▶ **Dataset records**
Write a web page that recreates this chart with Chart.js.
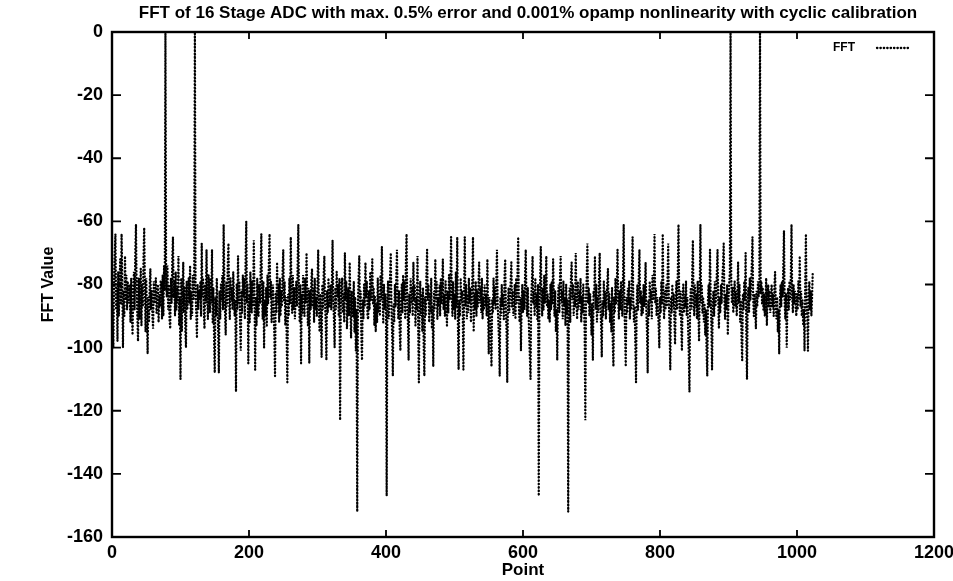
<!DOCTYPE html>
<html>
<head>
<meta charset="utf-8">
<title>FFT 16 Stage ADC</title>
<script src="https://cdn.jsdelivr.net/npm/chart.js@4.4.1/dist/chart.umd.min.js"></script>
<style>
  html, body { margin: 0; padding: 0; background: #fff; }
</style>
</head>
<body>
<canvas id="graficoFFT" width="953" height="581"></canvas>
<script>
const titulo = 'FFT of 16 Stage ADC with max. 0.5% error and 0.001% opamp nonlinearity with cyclic calibration';
const etiquetaSerie = 'FFT';
const tituloX = 'Point';
const tituloY = 'FFT Value';
const ticksX = [0, 200, 400, 600, 800, 1000, 1200];
const ticksY = [0, -20, -40, -60, -80, -100, -120, -140, -160];

// magnitud de cada punto de la FFT (dB), puntos 0..1023
const valoresFFT = [
  -84, -92, -100, -79, -70, -64, -88, -81, -98, -76, -90, -80, -72, -86, -64, -78,
  -100, -82, -90, -71, -85, -77, -88, -79, -86, -80, -84, -92, -78, -88, -96, -83,
  -76, -88, -70, -61, -82, -90, -98, -78, -91, -84, -75, -93, -80, -87, -72, -62,
  -80, -95, -78, -89, -102, -84, -92, -81, -75, -88, -82, -90, -94, -79, -86, -83,
  -78, -89, -84, -80, -92, -83, -87, -79, -80, -91, -77, -90, -74, -82, 0, -76,
  -84, -74, -88, -80, -91, -94, -78, -86, -72, -65, -84, -79, -90, -76, -88, -81,
  -86, -71, -93, -84, -110, -78, -95, -82, -73, -89, -81, -94, -100, -79, -88, -84,
  -78, -86, -74, -91, -82, -90, -77, -85, -79, 0, -83, -89, -97, -80, -88, -82,
  -85, -79, -90, -67, -84, -78, -88, -94, -80, -86, -69, -83, -91, -77, -82, -89,
  -78, -86, -69, -92, -81, -97, -108, -84, -90, -78, -87, -95, -108, -82, -91, -80,
  -85, -77, -88, -61, -80, -89, -96, -79, -87, -74, -67, -84, -91, -78, -85, -81,
  -88, -76, -83, -90, -85, -114, -80, -88, -71, -86, -79, -93, -101, -82, -89, -77,
  -84, -78, -91, -73, -60, -86, -80, -105, -83, -92, -76, -85, -89, -79, -87, -66,
  -82, -107, -84, -93, -78, -88, -90, -80, -86, -75, -64, -83, -91, -79, -100, -85,
  -90, -81, -93, -77, -86, -73, -64, -84, -79, -92, -85, -80, -88, -96, -109, -83,
  -89, -73, -86, -80, -92, -78, -90, -82, -87, -76, -69, -85, -79, -93, -84, -97,
  -111, -83, -90, -78, -86, -65, -82, -89, -77, -88, -81, -91, -85, -79, -87, -74,
  -61, -84, -92, -80, -105, -83, -89, -77, -82, -90, -78, -86, -70, -85, -93, -81,
  -105, -82, -88, -79, -75, -87, -81, -92, -78, -88, -84, -90, -80, -69, -86, -95,
  -83, -91, -103, -80, -88, -77, -71, -86, -92, -104, -82, -89, -78, -87, -85, -80,
  -88, -79, -66, -85, -91, -100, -81, -88, -76, -84, -80, -90, -78, -123, -86, -80,
  -78, -89, -83, -92, -70, -85, -79, -94, -88, -81, -90, -73, -86, -97, -82, -88,
  -90, -79, -95, -84, -101, -88, -152, -86, -78, -71, -89, -82, -96, -104, -85, -91,
  -80, -87, -73, -84, -79, -90, -91, -82, -88, -76, -85, -80, -72, -86, -81, -93,
  -84, -95, -86, -92, -78, -89, -83, -90, -77, -85, -68, -84, -92, -80, -88, -83,
  -90, -147, -85, -79, -91, -84, -77, -70, -88, -96, -109, -86, -92, -80, -87, -78,
  -69, -84, -91, -82, -95, -101, -86, -80, -89, -77, -85, -79, -91, -74, -64, -86,
  -92, -104, -83, -89, -78, -86, -81, -90, -73, -85, -80, -93, -84, -88, -71, -94,
  -111, -86, -79, -90, -83, -95, -81, -99, -109, -84, -90, -77, -69, -85, -80, -92,
  -83, -89, -78, -94, -87, -106, -82, -88, -72, -85, -79, -91, -84, -87, -80, -90,
  -78, -86, -81, -72, -88, -83, -90, -79, -87, -93, -82, -89, -77, -85, -80, -65,
  -84, -90, -79, -88, -83, -91, -76, -87, -65, -93, -107, -85, -90, -78, -86, -82,
  -88, -107, -84, -65, -87, -80, -91, -83, -89, -78, -86, -81, -92, -84, -79, -65,
  -95, -83, -88, -79, -90, -82, -87, -80, -73, -86, -81, -89, -78, -91, -84, -88,
  -80, -87, -83, -90, -72, -88, -102, -84, -91, -96, -106, -85, -89, -78, -86, -81,
  -88, -79, -69, -86, -92, -98, -109, -84, -90, -80, -87, -83, -91, -78, -72, -88,
  -95, -111, -86, -81, -89, -84, -79, -73, -87, -82, -90, -85, -80, -91, -78, -86,
  -76, -65, -87, -92, -84, -101, -86, -80, -89, -82, -88, -77, -69, -84, -90, -81,
  -88, -96, -103, -110, -84, -79, -71, -86, -82, -90, -78, -87, -83, -91, -80, -147,
  -86, -79, -68, -85, -90, -81, -88, -77, -86, -82, -71, -87, -83, -91, -85, -92,
  -80, -88, -79, -86, -72, -84, -90, -82, -95, -88, -104, -85, -80, -89, -78, -71,
  -86, -82, -91, -79, -87, -84, -93, -80, -89, -85, -152, -88, -81, -92, -78, -73,
  -85, -80, -90, -83, -87, -70, -84, -91, -79, -88, -82, -86, -78, -92, -84, -89,
  -80, -87, -95, -123, -84, -78, -67, -86, -81, -90, -83, -88, -96, -86, -104, -82,
  -84, -71, -88, -80, -92, -84, -89, -78, -70, -86, -93, -103, -85, -90, -79, -87,
  -82, -91, -84, -80, -75, -88, -83, -92, -86, -95, -81, -98, -106, -84, -89, -78,
  -86, -80, -69, -85, -91, -82, -88, -79, -86, -90, -77, -61, -87, -95, -106, -84,
  -89, -81, -86, -79, -91, -84, -88, -76, -65, -85, -92, -87, -99, -111, -86, -80,
  -88, -78, -69, -86, -82, -90, -84, -89, -80, -87, -81, -73, -88, -95, -108, -85,
  -90, -79, -86, -82, -91, -77, -85, -80, -64, -86, -81, -90, -84, -88, -93, -100,
  -84, -89, -79, -86, -64, -85, -91, -82, -88, -80, -87, -78, -67, -86, -94, -107,
  -84, -89, -80, -87, -83, -91, -99, -85, -79, -88, -76, -61, -84, -90, -82, -93,
  -101, -85, -80, -89, -83, -87, -79, -90, -84, -94, -102, -114, -86, -81, -88, -77,
  -66, -85, -90, -80, -87, -83, -91, -79, -88, -98, -82, -61, -86, -80, -89, -84,
  -92, -86, -96, -88, -101, -109, -85, -80, -87, -69, -84, -93, -107, -86, -82, -90,
  -79, -87, -83, -76, -69, -85, -94, -84, -89, -80, -86, -78, -74, -67, -85, -91,
  -83, -88, -80, -96, -85, -80, -76, 0, -78, -86, -81, -89, -84, -79, -87, -82,
  -90, -84, -73, -86, -80, -92, -85, -97, -104, -83, -88, -79, -85, -70, -96, -110,
  -86, -81, -89, -78, -85, -80, -74, -65, -84, -90, -83, -88, -94, -82, -87, -79,
  -84, -80, 0, -83, -79, -86, -81, -88, -83, -90, -85, -78, -93, -84, -80, -87,
  -82, -89, -84, -80, -87, -83, -90, -81, -76, -86, -91, -84, -95, -88, -102, -85,
  -80, -87, -79, -84, -74, -63, -86, -91, -83, -100, -86, -81, -88, -79, -85, -77,
  -61, -84, -89, -80, -86, -82, -87, -90, -83, -88, -79, -85, -71, -87, -82, -90,
  -85, -93, -88, -101, -80, -64, -86, -91, -101, -84, -79, -88, -82, -90, -84, -76
];

const fuente = '"Liberation Sans", Arial, Helvetica, sans-serif';
const punteado = [0.4, 3];

// marco estilo gnuplot: borde, ticks hacia adentro, titulo y clave
const marcoGnuplot = {
  id: 'marcoGnuplot',
  afterDraw(chart) {
    const { ctx, chartArea: a, scales } = chart;
    ctx.save();
    ctx.strokeStyle = '#000';
    ctx.lineWidth = 2.4;
    ctx.strokeRect(a.left, a.top, a.right - a.left, a.bottom - a.top);

    ctx.lineWidth = 1.8;
    ctx.beginPath();
    scales.x.ticks.forEach(t => {
      const px = scales.x.getPixelForValue(t.value);
      ctx.moveTo(px, a.bottom); ctx.lineTo(px, a.bottom - 7);
      ctx.moveTo(px, a.top); ctx.lineTo(px, a.top + 7);
    });
    scales.y.ticks.forEach(t => {
      const py = scales.y.getPixelForValue(t.value);
      ctx.moveTo(a.left, py); ctx.lineTo(a.left + 9, py);
      ctx.moveTo(a.right, py); ctx.lineTo(a.right - 9, py);
    });
    ctx.stroke();

    ctx.fillStyle = '#000';
    ctx.font = 'bold 17px ' + fuente;
    ctx.textAlign = 'center';
    ctx.textBaseline = 'middle';
    ctx.fillText(titulo, (a.left + a.right) / 2 + 5, 13);

    // clave de la serie
    const ds = chart.data.datasets[0];
    ctx.font = 'bold 12px ' + fuente;
    ctx.textAlign = 'right';
    ctx.fillText(ds.label, a.right - 79, a.top + 16);
    ctx.lineWidth = ds.borderWidth;
    ctx.lineCap = 'round';
    ctx.setLineDash(punteado);
    ctx.beginPath();
    ctx.moveTo(a.right - 57, a.top + 16);
    ctx.lineTo(a.right - 24, a.top + 16);
    ctx.stroke();
    ctx.restore();
  }
};

const fuenteEjes = { family: fuente, size: 18, weight: 'bold' };

const ctxFFT = document.getElementById('graficoFFT');

let fftChart = new Chart(ctxFFT, {
  type: 'line',
  data: {
    datasets: [{
      label: etiquetaSerie,
      data: valoresFFT.map((v, i) => ({ x: i, y: v })),
      borderColor: '#000',
      borderWidth: 2.3,
      borderDash: punteado,
      borderCapStyle: 'round',
      pointRadius: 0,
      tension: 0,
      fill: false
    }]
  },
  options: {
    responsive: false,
    animation: false,
    devicePixelRatio: 1,
    layout: { padding: { top: 32, right: 0, bottom: 0, left: 0 } },
    plugins: {
      legend: { display: false },
      title: { display: false },
      tooltip: { enabled: false }
    },
    scales: {
      x: {
        type: 'linear',
        min: 0,
        max: 1200,
        afterBuildTicks: axis => { axis.ticks = ticksX.map(v => ({ value: v })); },
        afterFit: s => { s.height = 44; s.paddingLeft = 0; s.paddingRight = 19; },
        grid: { display: false, drawTicks: false },
        border: { display: false },
        ticks: { color: '#000', font: fuenteEjes, padding: 5, maxRotation: 0, autoSkip: false, callback: v => String(v) },
        title: { display: true, text: tituloX, color: '#000', font: { family: fuente, size: 17, weight: 'bold' }, padding: 0 }
      },
      y: {
        type: 'linear',
        min: -160,
        max: 0,
        afterBuildTicks: axis => { axis.ticks = ticksY.map(v => ({ value: v })); },
        afterFit: s => { s.width = 112; s.paddingTop = 0; s.paddingBottom = 0; },
        grid: { display: false, drawTicks: false },
        border: { display: false },
        ticks: { color: '#000', font: fuenteEjes, padding: 9, callback: v => String(v) },
        title: { display: true, text: tituloY, color: '#000', font: { family: fuente, size: 16, weight: 'bold' }, padding: { top: 39, bottom: 0 } }
      }
    }
  },
  plugins: [marcoGnuplot]
});
</script>
</body>
</html>
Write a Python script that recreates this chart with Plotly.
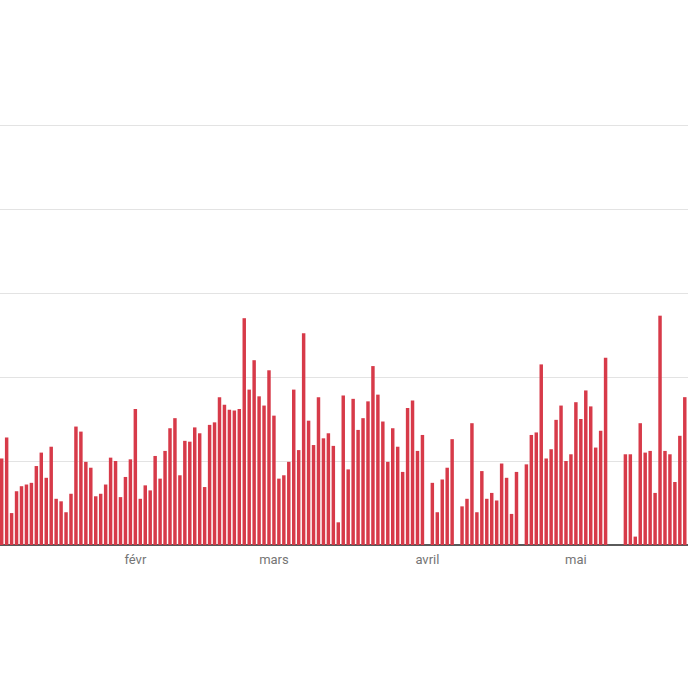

▶ **Short exercise**
Please quote the lines of the material, beginning with the first and ending with the one that contains "-120, -140, -160];", exactly as written and without any pictures.

▶ **Full answer**
Write a web page that recreates this chart with Chart.js.
<!DOCTYPE html>
<html>
<head>
<meta charset="utf-8">
<title>FFT 16 Stage ADC</title>
<script src="https://cdn.jsdelivr.net/npm/chart.js@4.4.1/dist/chart.umd.min.js"></script>
<style>
  html, body { margin: 0; padding: 0; background: #fff; }
</style>
</head>
<body>
<canvas id="graficoFFT" width="953" height="581"></canvas>
<script>
const titulo = 'FFT of 16 Stage ADC with max. 0.5% error and 0.001% opamp nonlinearity with cyclic calibration';
const etiquetaSerie = 'FFT';
const tituloX = 'Point';
const tituloY = 'FFT Value';
const ticksX = [0, 200, 400, 600, 800, 1000, 1200];
const ticksY = [0, -20, -40, -60, -80, -100, -120, -140, -160];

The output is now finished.